- Born: Dorothy Rabin August 13, 1936 Milwaukee, Wisconsin, U.S.
- Died: May 22, 2024 (aged 87) Washington, D.C.
- Spouse: Stanford G. Ross ​ ​(m. 1958⁠–⁠2020)​

Academic background
- Education: Smith College (BA 1958) Columbia University (MA 1959; PhD 1965)
- Doctoral advisor: Richard Hofstadter

Academic work
- Discipline: History
- Sub-discipline: History of social science
- Institutions: Princeton University (1972–1978) University of Virginia (1978–1990) Johns Hopkins University (1990–2007)
- Notable students: François Furstenberg; W. Caleb McDaniel;

= Dorothy Ross (historian) =

American historian of social science (1936–2024)

Dorothy Ross (August 13, 1936 – May 22, 2024) was an American historian of social science. She was Arthur O. Lovejoy Professor of History at Johns Hopkins University. Her books include G. Stanley Hall: The Psychologist as Prophet (1972) and The Origins of American Social Science (1991).

== Early life and education ==
Ross was born Dorothy Rabin on August 13, 1936 in Milwaukee, Wisconsin. She earned a BA from Smith College in 1958 and an MA and PhD from Columbia University in 1959 and 1965, respectively. Her PhD advisor was Columbia historian Richard Hofstadter.

In her final position before beginning her teaching career, 1971–1972, Ross served as a special assistant to a newly formed Committee on Women Historians of the American Historical Association intended to improve women's representation in the historical profession.

== Career ==
Ross taught at Princeton University (1972–1978) and at the University of Virginia (1978–1990) before moving Johns Hopkins University. At Johns Hopkins, she chaired the department of history (1993–1996) and became the named chair the Arthur O. Lovejoy Professor of History. She retired emeritus in 2007. Her notable students included François Furstenberg and Pulitzer Prize winner W. Caleb McDaniel.

Her books include G. Stanley Hall: The Psychologist as Prophet (1972) and The Origins of American Social Science (1991). She edited the books Modernist Impulses in the Human Sciences, 1870–1930 (1994) and, with Theodore Porter, The Cambridge History of Science, Vol. 7: The Modern Social Sciences (2003).

She was a fellow at the Center for Advanced Study in the Behavioral Sciences, the Society of American Historians, and the Woodrow Wilson International Center for Scholars.
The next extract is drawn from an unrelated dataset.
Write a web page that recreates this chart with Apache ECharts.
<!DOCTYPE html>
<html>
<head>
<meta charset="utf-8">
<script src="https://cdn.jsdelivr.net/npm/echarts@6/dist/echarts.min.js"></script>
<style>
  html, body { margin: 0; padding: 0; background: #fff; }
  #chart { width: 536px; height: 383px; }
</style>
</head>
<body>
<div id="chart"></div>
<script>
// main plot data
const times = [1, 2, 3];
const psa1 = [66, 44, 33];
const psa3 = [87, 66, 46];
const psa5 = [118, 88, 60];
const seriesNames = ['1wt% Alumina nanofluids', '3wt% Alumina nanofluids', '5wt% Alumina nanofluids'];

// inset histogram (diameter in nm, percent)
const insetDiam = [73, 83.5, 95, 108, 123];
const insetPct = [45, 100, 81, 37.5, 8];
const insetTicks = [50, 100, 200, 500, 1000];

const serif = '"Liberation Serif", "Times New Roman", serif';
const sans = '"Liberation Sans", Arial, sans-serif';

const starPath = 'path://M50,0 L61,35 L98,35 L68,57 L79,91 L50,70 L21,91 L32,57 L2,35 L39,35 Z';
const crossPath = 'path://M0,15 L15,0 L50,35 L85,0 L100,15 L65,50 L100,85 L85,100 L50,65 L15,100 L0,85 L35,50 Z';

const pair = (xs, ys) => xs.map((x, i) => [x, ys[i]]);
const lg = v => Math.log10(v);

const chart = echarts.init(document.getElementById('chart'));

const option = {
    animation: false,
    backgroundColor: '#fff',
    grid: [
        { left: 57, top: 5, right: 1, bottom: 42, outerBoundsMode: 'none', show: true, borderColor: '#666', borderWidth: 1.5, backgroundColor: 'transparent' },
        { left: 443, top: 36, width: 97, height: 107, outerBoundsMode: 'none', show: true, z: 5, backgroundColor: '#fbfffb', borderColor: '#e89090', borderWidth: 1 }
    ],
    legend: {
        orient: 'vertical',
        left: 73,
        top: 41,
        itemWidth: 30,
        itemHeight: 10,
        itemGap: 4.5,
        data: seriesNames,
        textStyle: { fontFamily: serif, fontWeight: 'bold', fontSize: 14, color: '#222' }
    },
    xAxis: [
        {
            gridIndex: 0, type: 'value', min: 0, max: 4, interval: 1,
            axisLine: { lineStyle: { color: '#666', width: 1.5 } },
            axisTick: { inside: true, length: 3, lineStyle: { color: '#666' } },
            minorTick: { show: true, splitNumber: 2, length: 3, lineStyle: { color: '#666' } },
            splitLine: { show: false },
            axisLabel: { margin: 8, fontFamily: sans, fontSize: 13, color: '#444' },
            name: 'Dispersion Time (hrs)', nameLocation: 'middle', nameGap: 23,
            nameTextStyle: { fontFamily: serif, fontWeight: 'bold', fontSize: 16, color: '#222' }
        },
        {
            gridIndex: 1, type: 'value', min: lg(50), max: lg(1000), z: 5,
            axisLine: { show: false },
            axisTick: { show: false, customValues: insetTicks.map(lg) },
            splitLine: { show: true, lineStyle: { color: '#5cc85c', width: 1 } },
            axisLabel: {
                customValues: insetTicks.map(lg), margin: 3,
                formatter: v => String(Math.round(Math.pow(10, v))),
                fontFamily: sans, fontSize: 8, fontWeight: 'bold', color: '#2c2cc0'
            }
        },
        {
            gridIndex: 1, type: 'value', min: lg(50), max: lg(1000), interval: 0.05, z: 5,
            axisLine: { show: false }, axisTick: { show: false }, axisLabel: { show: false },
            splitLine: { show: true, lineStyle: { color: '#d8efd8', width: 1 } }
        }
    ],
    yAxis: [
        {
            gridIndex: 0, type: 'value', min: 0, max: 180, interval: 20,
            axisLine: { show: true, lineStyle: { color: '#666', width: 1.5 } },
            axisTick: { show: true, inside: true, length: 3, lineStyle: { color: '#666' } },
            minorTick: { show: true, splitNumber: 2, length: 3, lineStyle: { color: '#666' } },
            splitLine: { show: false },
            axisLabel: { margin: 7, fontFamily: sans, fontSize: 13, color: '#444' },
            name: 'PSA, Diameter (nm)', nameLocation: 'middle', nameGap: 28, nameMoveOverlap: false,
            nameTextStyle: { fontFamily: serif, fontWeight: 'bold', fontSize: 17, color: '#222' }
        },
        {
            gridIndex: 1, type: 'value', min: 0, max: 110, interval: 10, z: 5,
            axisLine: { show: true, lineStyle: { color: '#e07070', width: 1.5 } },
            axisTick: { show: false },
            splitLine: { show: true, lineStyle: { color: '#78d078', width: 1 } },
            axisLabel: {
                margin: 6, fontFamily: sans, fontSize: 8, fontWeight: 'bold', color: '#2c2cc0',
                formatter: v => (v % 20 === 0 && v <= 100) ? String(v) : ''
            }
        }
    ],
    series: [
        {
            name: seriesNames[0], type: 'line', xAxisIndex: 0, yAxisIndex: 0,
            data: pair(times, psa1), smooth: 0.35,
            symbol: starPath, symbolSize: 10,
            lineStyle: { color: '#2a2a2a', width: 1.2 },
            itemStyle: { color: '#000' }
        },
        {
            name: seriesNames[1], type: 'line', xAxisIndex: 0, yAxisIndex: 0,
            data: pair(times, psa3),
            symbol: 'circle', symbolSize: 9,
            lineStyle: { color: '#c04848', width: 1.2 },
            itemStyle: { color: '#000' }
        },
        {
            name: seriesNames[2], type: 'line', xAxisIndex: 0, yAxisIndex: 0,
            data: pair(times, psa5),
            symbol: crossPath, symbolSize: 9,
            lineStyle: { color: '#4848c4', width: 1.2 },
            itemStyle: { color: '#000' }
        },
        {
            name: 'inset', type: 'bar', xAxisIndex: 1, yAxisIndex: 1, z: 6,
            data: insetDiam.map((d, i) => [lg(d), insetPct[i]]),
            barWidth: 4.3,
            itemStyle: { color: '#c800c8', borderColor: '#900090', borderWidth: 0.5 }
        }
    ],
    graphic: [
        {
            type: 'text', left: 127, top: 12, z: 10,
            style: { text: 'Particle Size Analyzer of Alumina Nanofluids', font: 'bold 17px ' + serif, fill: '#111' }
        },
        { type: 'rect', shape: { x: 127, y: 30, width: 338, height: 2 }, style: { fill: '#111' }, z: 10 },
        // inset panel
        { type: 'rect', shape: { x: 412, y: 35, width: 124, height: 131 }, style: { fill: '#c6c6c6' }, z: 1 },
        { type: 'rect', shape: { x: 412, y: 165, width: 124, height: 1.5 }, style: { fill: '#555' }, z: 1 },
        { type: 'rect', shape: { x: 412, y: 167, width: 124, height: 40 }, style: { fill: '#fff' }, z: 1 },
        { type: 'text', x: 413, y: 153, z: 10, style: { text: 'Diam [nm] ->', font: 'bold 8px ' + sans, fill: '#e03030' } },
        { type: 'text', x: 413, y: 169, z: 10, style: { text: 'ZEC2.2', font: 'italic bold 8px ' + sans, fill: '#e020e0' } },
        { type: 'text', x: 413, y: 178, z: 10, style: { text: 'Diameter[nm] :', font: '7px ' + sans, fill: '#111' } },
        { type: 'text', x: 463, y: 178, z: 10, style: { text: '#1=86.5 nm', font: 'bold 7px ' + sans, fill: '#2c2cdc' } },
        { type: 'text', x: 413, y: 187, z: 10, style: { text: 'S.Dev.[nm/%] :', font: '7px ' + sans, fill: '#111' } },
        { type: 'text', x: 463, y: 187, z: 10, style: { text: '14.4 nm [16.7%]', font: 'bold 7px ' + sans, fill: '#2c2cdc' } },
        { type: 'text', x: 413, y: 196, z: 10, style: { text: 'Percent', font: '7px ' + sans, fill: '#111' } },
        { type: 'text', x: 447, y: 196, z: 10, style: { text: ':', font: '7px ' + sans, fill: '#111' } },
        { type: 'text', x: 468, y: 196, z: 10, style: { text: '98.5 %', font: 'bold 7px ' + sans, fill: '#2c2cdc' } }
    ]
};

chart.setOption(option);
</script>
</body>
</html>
== Personal life and death ==
Ross was married to Stanford G. Ross after graduating Smith College and they remained married for 62 years before he died in 2020. Together they had two children and two grandchildren. She died on May 22, 2024, at the age of 87, at her home in Washington, D.C.

== Legacy ==
The Society for U.S. Intellectual History named its annual Dorothy Ross Prize after Ross to honor her work in the history of psychology and history of modern social science. Johns Hopkins University named a professorship in history endowed by the Stavros Niarchos Foundation in her honor in 2023, the Dorothy Ross Professor of Political Economy at the Johns Hopkins Agora Institute; the first was Louis Hyman.

== Selected works ==

=== Articles ===

- (1979) “The Liberal Tradition Revisited and the Republican Tradition Addressed,” in New Directions in American Intellectual History, eds. John Higham and Paul K. Conkin. Johns Hopkins University Press.
- (2021) “Whatever Happened to the Social in American Social Thought? Part 1,” Modern Intellectual History, Vol. 18, No. 4, December 2021, pp. 1155–1177.
- (2022) “Whatever Happened to the Social in American Social Thought? Part 2,” Modern Intellectual History, Vol. 19, No. 1, March 2022, pp. 268–296.

=== Books ===

- (1972) G. Stanley Hall: The Psychologist as Prophet. University of Chicago Press.
- (1991) The Origins of American Social Science. Cambridge University Press.
- (1994) Edited, Modernist Impulses in the Human Sciences, 1870–1930. Johns Hopkins University Press.
- (2003) Edited with Theodore Porter, The Cambridge History of Science, Vol. 7: The Modern Social Sciences. Cambridge University Press.